On May 15, social network operator Cynk Technology Corp. closed at six cents per share on the stock market. On July 10, Cynk traded at $21.95 for one period during the day, a roughly 36,000 percent increase in under two months. Is Cynk the next big stock to jump on board?
The Securities and Exchange Commission (SEC) says not so fast, my friend. Due to perceived irregularities in the company’s stock, the SEC has suspended Cynk from trading.
The SEC announced that it was suspending Cynk “because of concerns regarding the accuracy and adequacy of information in the marketplace and potentially manipulative transactions in CYNK’s common stock.” Before the SEC’s suspension announcement, the stock had also been stopped by the Financial Industry Regulatory Authority. The suspension as currently issued will last until July 24.
According to Bloomberg, Cynk’s meteoric rise had been making a stir among stock analysts. The company appears to have no members, revenue or assets, and the company only had one apparent employee with a base in Belize City, Belize. Because of its questionable nature, many cautioned against the company.

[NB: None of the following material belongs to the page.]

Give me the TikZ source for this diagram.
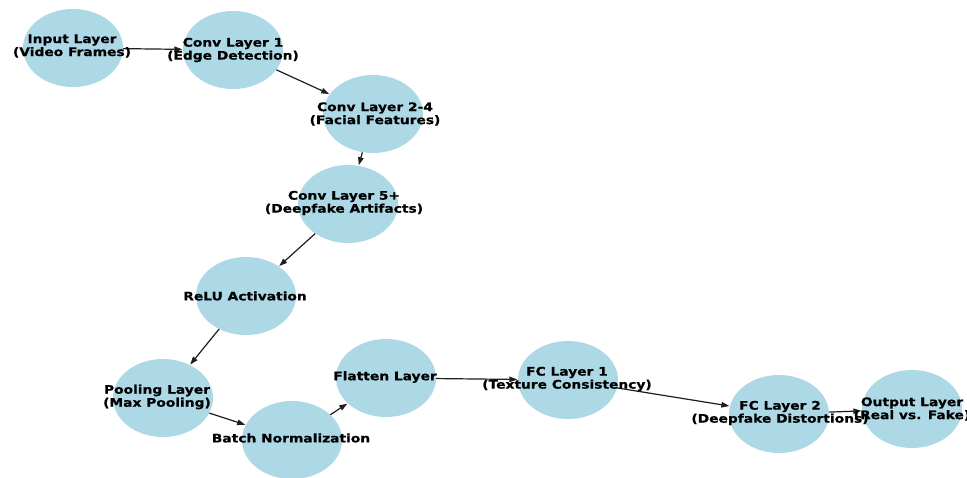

“The issue of stock manipulation, or perceived stock manipulation, particularly in the penny market, is extremely common, and it’s a challenge to the regulators,” said Jacob Frenkel, securities attorney at Shulman Rogers Gandal Pordy & Ecker PA, to Bloomberg. “Real companies get hurt when the entire space gets tagged as bad because of really bad incidents such as this.”
In the company’s November 2013 quarterly earnings report — the last it has filed with the SEC — Cynk reported a $1.5 million net loss with no profit for the first nine months of 2013, mostly due to stock-based compensation. Introbiz, Cynk’s website, offers the chance to buy contact information for certain people, including celebrities.